When the pulley is done, I use a cold roll piece of shaft in the center only and if you use the outside of the pulley you can spring them.
When the pulley is on, I drill the pin hole starting with a small bit that fits the small hole which ever one that is, and then using every one from there until I end up with the 3/8's.
I use a roll pin in this area. To use one, I anneal the pin, and close it in the vice and close the gap, and saw through the pin slot, and I do this about 2 to 3 times, then the pin will not have to be used with a lot of force.
When I put the front cover on and align it, that is when I put the pulley on also.
Herm,that's one more reason I need to get a lathe.
I've heard of some people cutting out the center and welding in a piece of pipe, then boring it out to fit the shaft. I guess that would work too.
nice work Herm and Steve, My old sixteen inch lathe is Worn out but if I am careful it will still get me by.
As soon as this darn PC is working right a few of my own ideas and e mail with pictures can be posted.

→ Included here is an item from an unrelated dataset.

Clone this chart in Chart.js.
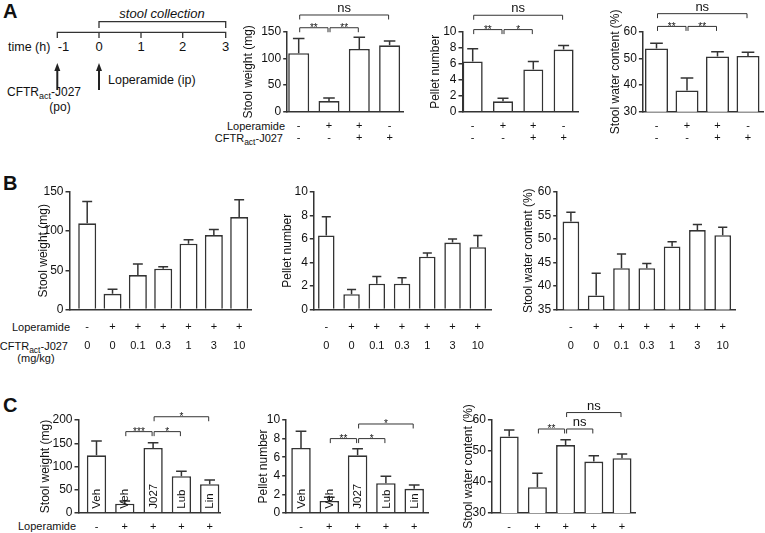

Beautiful work Herm. I'm not that good with my bronze welding so I go a different route when re-building the centre of the small pulleys. I chuck them in the lathe and machine out the centre to match a piece of hollow bar steel. This is mig welded on the back of the pulley and the weld machined down when the new centre piece is bored to suit.
Allan from down under.
Yup, I couldn't get along with out a lathe, boy the things you can make. If I can run one, any body can.
Very Handy.
very interesting stuff, thanks for sharing.